Why, people wondered, would a guy who had just earned awards for starring with Sean Penn in an Oscar-winning drama now go to the equivalent of Hollywood’s cheesier minor leagues? Some saw it as an attention grab — though there are far easier and seedier ways to get press than a recurring role on a daytime show — which hardened his resolve “to frame [the role on the show] for myself and have some ownership of it.”
From there, he took a camera on set to document his experiences, including at a special, public taping of an episode at the Museum of Contemporary Art in Los Angeles. Between a plot that featured the character Franco’s artistic re-creation of the show’s usual hospital set and fans of the show doubling as extras in the episode, it was multi-layered even before Franco filmed behind the scenes.
“We wanted our own, basically f#@*ed-up version,” he laughs, though he admits he didn’t know how that f#@*ed-up version would take shape.
** Don’t kill him, he knows where the baby is **
In many ways, that’s the point: the film serves in part as a sort of notice that, yes, Franco is well aware that his forays into writing, cross-country degree collection, art, experimental filmmaking and celebrity-challenging sometimes leave people scratching their heads — and often outwardly cynical about his motives.
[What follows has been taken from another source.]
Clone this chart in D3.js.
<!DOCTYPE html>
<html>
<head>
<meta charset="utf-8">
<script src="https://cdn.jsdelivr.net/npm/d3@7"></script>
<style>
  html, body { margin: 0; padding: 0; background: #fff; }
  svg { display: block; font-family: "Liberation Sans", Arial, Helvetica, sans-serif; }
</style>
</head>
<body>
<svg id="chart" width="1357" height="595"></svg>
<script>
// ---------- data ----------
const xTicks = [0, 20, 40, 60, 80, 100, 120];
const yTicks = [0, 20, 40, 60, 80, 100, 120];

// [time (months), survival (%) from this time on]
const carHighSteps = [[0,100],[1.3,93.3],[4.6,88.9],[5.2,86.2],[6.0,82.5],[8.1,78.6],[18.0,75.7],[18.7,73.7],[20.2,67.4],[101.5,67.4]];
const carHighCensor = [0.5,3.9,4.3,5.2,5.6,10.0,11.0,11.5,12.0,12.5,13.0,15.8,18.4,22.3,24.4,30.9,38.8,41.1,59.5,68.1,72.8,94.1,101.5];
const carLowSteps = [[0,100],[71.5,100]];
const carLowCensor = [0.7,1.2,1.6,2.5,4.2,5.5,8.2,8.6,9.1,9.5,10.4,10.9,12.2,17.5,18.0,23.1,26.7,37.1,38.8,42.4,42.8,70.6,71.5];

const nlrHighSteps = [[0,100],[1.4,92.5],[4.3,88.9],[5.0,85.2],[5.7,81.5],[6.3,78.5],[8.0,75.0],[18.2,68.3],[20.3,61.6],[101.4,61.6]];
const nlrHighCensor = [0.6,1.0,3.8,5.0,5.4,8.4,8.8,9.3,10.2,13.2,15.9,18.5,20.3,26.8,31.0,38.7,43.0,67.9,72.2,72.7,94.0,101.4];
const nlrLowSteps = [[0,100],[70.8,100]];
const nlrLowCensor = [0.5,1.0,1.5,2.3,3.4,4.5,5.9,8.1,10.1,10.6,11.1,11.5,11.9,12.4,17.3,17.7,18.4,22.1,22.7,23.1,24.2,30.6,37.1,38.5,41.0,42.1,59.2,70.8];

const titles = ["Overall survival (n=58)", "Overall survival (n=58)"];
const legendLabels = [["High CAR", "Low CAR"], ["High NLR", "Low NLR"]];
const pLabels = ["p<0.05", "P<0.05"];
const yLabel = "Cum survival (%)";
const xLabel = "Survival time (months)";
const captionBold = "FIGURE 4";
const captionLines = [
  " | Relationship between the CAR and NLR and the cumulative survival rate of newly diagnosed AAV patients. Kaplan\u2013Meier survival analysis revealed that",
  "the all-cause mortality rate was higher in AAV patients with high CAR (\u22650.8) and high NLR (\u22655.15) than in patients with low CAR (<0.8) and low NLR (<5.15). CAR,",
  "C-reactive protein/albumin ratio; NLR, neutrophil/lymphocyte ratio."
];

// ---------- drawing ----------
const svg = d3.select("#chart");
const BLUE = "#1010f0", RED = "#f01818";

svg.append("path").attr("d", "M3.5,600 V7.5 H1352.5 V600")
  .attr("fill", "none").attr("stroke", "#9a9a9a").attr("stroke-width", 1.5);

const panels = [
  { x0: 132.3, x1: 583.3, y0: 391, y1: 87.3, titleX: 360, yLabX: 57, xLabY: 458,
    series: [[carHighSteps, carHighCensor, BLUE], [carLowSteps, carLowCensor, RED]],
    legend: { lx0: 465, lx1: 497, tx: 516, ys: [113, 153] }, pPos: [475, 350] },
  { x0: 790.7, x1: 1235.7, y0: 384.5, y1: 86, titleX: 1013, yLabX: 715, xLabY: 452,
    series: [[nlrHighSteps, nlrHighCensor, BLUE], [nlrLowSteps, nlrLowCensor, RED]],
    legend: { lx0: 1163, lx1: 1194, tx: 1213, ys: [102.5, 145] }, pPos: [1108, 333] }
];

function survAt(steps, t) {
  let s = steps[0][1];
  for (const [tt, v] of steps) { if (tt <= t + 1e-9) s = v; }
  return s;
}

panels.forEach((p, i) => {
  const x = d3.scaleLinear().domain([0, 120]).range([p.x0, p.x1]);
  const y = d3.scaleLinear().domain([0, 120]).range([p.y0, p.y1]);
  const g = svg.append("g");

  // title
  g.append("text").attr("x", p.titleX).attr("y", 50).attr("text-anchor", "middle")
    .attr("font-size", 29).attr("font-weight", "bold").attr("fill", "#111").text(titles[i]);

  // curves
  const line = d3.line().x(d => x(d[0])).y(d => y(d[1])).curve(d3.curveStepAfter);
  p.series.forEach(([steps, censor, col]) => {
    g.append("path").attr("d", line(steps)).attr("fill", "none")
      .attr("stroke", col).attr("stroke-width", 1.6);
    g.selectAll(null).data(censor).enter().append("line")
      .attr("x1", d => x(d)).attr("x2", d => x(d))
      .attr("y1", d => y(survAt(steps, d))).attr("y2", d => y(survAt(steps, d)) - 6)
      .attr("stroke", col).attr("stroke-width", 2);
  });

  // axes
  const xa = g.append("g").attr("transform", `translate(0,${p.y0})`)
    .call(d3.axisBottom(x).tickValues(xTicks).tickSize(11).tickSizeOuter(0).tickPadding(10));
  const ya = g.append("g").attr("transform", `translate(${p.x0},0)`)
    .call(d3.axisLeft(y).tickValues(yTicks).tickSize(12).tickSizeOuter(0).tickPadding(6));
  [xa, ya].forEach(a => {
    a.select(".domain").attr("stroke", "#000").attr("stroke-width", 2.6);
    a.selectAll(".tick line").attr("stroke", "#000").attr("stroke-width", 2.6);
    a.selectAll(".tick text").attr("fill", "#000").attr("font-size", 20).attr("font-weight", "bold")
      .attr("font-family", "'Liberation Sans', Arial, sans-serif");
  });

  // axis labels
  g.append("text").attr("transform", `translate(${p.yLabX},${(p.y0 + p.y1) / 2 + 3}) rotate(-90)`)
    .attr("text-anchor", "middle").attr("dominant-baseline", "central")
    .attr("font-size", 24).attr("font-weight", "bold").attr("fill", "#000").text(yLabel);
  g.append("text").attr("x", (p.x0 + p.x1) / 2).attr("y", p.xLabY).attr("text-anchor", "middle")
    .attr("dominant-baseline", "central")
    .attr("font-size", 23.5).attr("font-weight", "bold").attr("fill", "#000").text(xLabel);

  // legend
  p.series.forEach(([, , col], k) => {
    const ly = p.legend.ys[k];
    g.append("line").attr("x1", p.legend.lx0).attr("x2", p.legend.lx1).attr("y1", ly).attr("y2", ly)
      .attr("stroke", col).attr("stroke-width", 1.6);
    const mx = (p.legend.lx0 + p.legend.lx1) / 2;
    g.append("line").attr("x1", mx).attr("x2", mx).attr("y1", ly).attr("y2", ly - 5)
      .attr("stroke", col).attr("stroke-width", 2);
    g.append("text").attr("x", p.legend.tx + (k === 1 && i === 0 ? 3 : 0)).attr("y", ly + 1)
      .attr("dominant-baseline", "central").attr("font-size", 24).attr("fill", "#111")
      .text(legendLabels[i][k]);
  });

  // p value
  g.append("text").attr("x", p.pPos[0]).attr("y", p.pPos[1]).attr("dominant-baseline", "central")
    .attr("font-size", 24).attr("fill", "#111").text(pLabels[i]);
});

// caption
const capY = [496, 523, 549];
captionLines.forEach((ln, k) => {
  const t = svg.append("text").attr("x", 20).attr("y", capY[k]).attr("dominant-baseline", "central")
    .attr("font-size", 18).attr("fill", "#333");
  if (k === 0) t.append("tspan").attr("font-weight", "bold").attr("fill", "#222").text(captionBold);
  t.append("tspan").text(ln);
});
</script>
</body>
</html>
Here, he gets to wink at those critics, even though his initial acting in “General Hospital” was as straightforward as the sometimes ludicrous story line allowed.
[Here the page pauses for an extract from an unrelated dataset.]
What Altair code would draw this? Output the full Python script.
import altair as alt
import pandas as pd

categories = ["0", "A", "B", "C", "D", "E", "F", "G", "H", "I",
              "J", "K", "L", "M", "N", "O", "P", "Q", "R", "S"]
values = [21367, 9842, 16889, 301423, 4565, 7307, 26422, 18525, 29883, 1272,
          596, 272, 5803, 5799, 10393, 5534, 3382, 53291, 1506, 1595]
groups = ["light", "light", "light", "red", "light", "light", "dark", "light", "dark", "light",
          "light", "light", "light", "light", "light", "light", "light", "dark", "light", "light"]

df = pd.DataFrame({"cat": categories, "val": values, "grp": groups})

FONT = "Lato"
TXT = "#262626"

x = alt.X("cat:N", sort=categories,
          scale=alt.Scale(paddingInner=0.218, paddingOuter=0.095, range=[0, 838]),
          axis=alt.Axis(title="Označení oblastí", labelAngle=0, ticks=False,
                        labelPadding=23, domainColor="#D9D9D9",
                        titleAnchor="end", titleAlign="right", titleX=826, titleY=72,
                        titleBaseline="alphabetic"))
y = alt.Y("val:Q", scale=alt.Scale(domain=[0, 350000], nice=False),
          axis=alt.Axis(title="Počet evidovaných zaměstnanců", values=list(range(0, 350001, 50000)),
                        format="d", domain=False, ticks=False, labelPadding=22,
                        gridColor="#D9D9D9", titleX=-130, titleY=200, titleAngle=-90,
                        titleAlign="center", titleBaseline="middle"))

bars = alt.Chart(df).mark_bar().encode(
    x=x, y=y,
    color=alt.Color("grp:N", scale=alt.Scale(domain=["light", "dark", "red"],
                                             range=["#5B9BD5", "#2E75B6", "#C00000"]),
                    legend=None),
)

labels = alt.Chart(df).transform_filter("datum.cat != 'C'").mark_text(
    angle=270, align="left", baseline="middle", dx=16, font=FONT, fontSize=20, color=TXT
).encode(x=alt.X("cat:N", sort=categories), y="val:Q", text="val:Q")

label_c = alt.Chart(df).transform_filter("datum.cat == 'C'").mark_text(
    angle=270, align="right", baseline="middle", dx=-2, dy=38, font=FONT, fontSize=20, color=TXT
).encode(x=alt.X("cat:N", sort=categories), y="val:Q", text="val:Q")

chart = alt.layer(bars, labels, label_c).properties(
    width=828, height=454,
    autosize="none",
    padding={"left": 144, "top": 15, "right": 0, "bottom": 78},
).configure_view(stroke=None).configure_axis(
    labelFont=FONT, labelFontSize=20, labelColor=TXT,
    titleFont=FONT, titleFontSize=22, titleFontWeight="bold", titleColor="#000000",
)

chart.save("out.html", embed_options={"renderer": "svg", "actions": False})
It’s a sly response to the sort of bizarre myth that has grown around him. Among other critical missives, he refers to a 2010 New York Magazine piece by Sam Anderson that asked “Is James Franco for Real?” and served as a kind of national damnation by inquiry, casting him as equal parts myth, savant and snake oil salesman in its examination of his literary, artistic and academic pursuits.
[From Hollywood Reporter]
That reference to a “snake oil salesman” really sums up my feelings on Franco these days. For awhile, he was amusing enough while bucking the system, but now it’s just annoying to hear him prattle on about how smart and educated he is due to simultaneously pursuing three different graduate degrees (while not attending class) and starring in Blockbuster movies (while talking them down but willingly accepting the paychecks). Here’s that “GH” clip of the death of the “Franco” character:
As for the “GH” clip, I don’t know what to think about Franco’s “artistic” intentions, but he is one lousy actor when it comes to soap operas. Granted that such programming doesn’t call for Oscar-caliber performances, but Franco is espcially bad as serial killer “Franco.” He’s obviously attempting to be a vaudeville villain but is failing miserably. Here’s an actual question — is “General Hospital” always this terrible? I’m not big into soaps but am familiar enough with “Y&R” to the point where I can tune in quarterly and easily catch up on the storyline and the bed-swapping between characters. The “Y&R” acting isn’t great, but they get the job done, so is “GH” always this bad, or is just Franco’s presence?
Well at least “GH” fans can rest assured that “Franco” won’t be returning anytime soon. Or at least, he shouldn’t return anytime soon. One never knows with soap operas.